**What you will do:**
Pick out every line with the word "that" and copy it.

## START Provided material

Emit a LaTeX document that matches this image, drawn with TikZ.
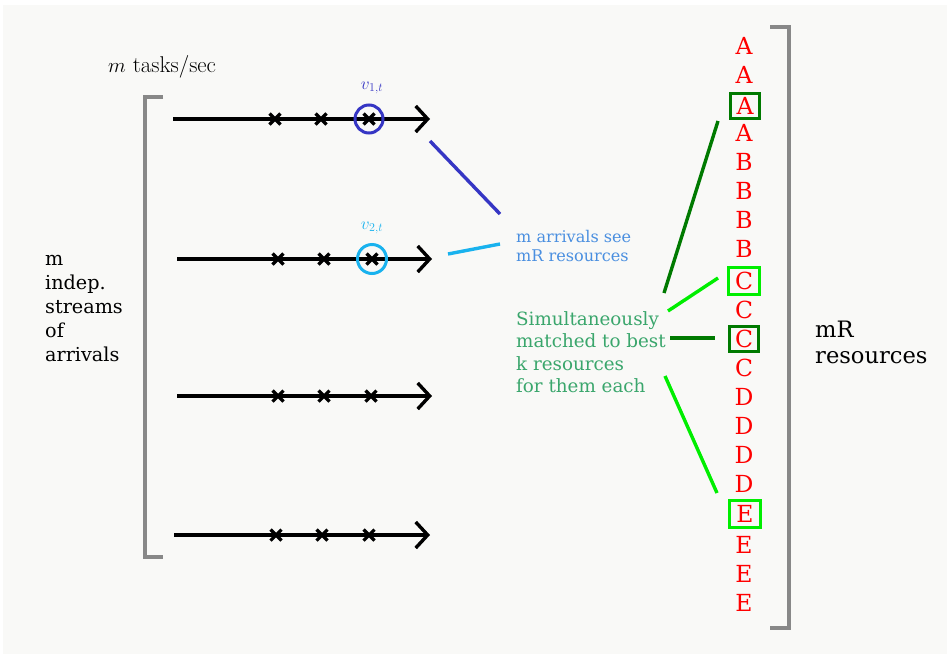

## END Provided material
## START Provided material

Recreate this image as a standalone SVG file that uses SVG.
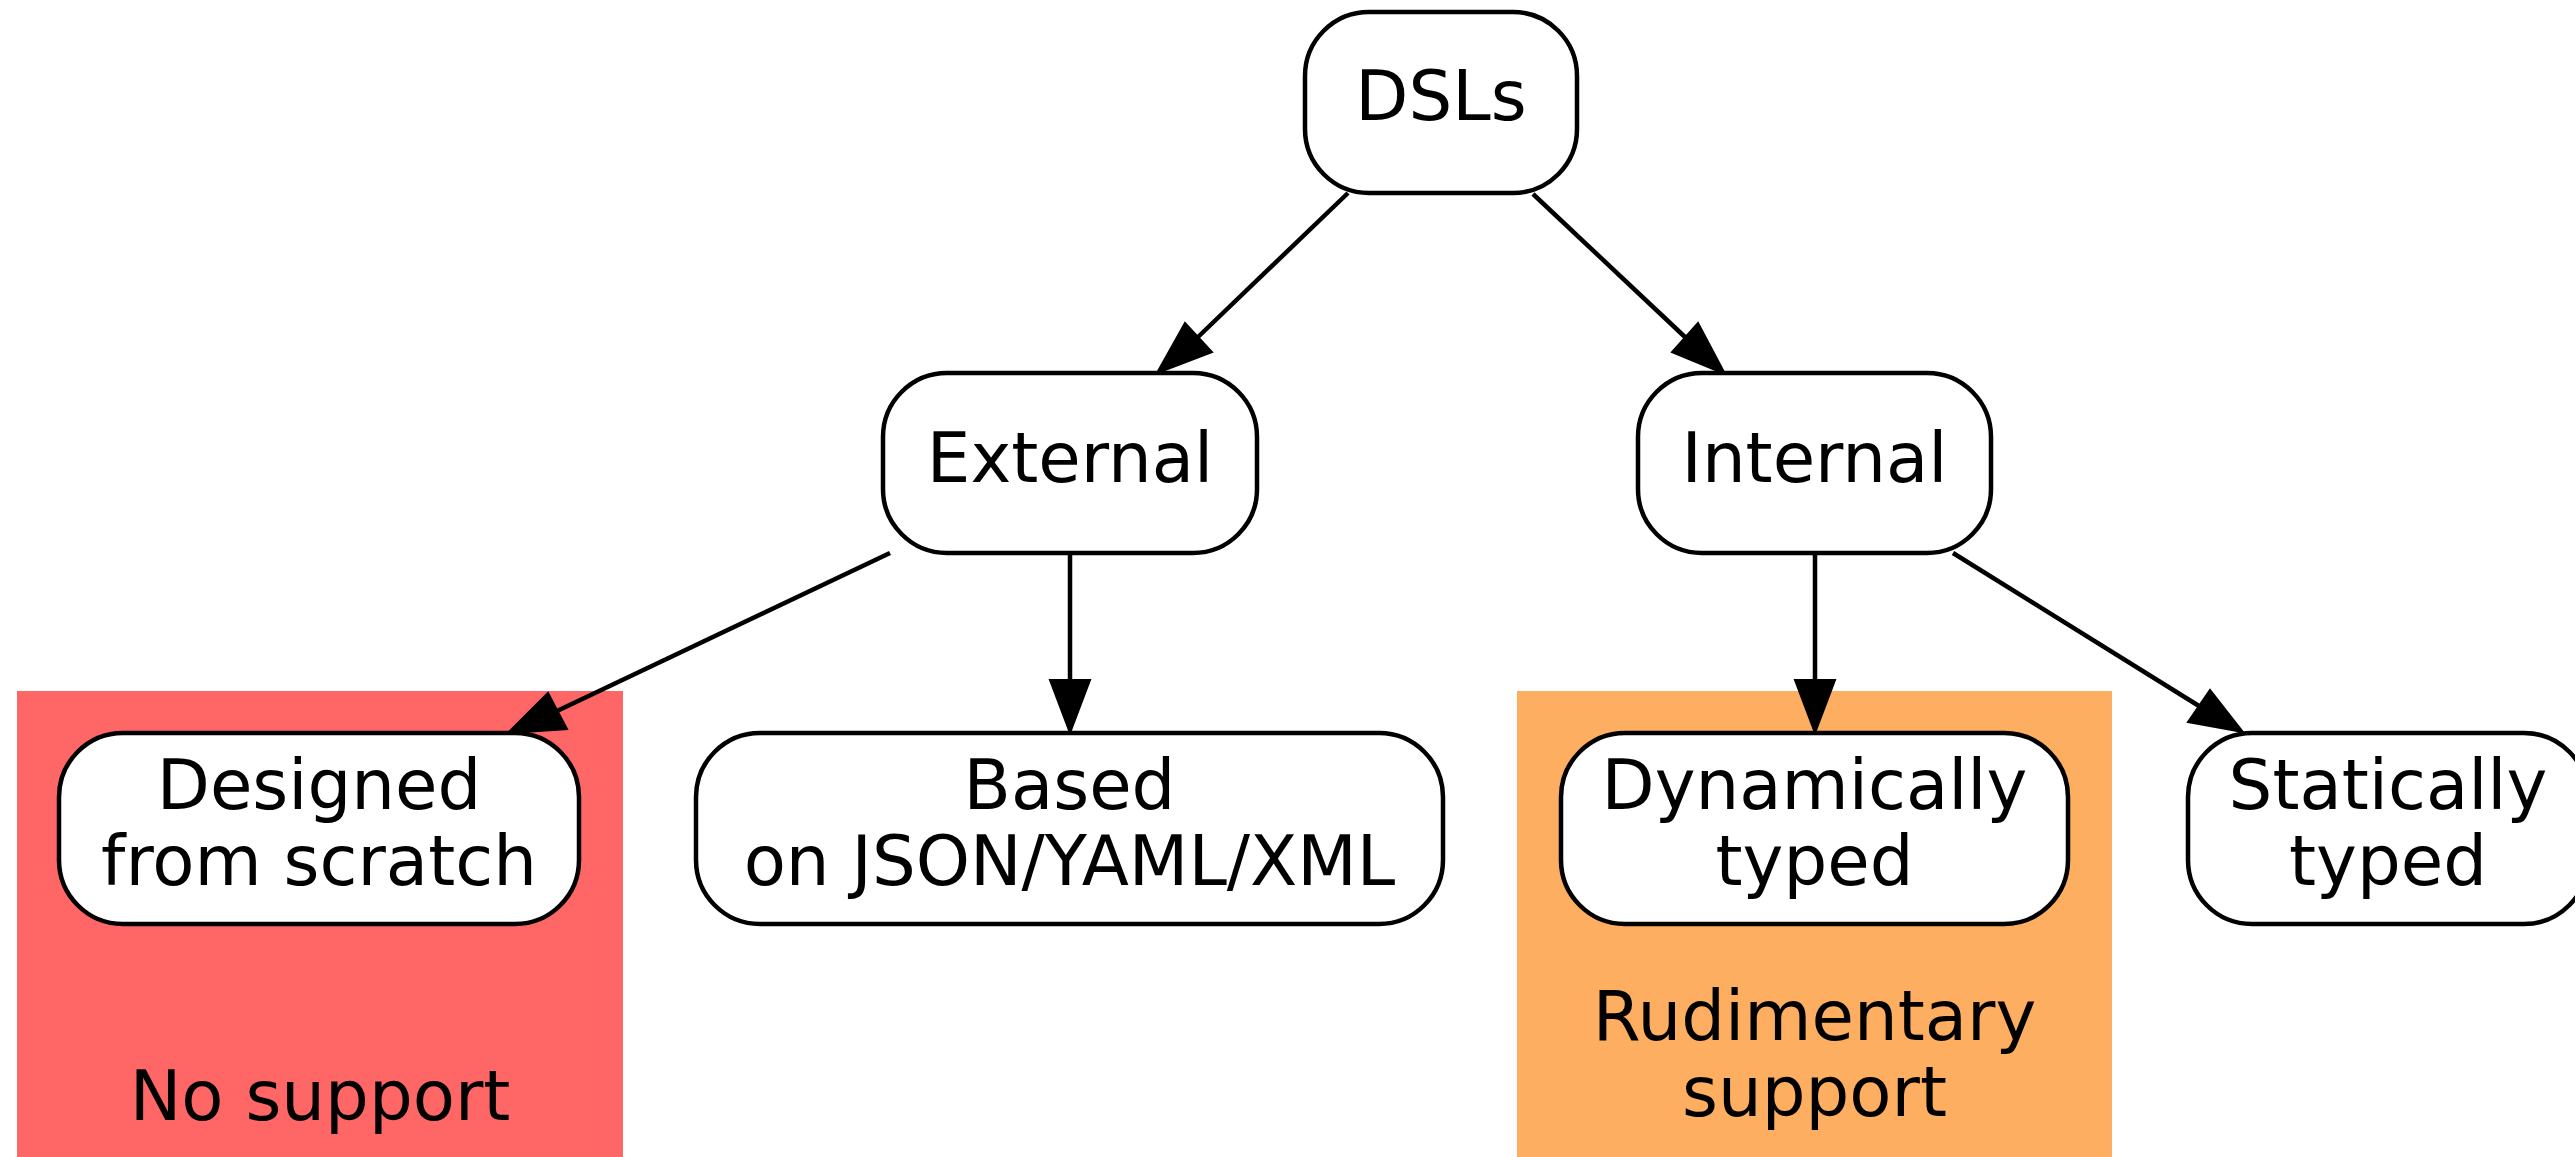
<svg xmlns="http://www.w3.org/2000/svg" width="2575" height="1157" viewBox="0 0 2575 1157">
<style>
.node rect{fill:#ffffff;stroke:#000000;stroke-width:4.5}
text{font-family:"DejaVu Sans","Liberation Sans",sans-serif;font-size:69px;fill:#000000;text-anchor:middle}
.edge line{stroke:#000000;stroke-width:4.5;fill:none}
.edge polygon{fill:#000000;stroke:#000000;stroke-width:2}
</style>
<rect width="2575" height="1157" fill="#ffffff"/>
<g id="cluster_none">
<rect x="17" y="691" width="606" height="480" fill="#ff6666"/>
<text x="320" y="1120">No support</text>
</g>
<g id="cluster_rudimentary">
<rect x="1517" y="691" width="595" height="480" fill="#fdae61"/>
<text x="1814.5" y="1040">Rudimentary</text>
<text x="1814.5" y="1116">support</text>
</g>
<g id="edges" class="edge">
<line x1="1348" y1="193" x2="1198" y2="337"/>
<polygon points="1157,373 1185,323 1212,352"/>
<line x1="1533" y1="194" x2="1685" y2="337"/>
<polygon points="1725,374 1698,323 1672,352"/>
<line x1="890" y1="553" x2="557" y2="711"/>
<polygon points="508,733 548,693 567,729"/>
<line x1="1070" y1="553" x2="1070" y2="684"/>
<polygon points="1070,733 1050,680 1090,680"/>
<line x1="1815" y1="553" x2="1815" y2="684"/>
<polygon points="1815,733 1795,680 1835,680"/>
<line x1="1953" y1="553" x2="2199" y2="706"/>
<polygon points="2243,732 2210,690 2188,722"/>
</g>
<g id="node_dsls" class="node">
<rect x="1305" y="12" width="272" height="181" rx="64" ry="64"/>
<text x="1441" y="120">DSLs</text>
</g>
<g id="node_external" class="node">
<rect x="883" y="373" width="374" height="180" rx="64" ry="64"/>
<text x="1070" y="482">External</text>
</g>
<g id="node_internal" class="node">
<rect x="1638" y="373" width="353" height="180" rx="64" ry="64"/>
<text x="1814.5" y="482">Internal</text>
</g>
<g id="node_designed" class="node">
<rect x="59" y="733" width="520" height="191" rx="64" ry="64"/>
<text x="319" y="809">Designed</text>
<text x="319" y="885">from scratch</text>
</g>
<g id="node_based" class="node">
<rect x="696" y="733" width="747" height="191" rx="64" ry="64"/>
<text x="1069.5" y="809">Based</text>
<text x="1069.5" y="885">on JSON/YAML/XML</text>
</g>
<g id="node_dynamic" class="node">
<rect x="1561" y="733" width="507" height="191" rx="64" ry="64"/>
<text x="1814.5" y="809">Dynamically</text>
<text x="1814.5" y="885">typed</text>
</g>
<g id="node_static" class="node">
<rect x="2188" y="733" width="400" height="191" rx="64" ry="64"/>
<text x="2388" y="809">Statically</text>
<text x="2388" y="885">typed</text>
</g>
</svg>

## END Provided material

**The reply:**
Emit a LaTeX document that matches this image, drawn with TikZ.
Recreate this image as a standalone SVG file that uses SVG.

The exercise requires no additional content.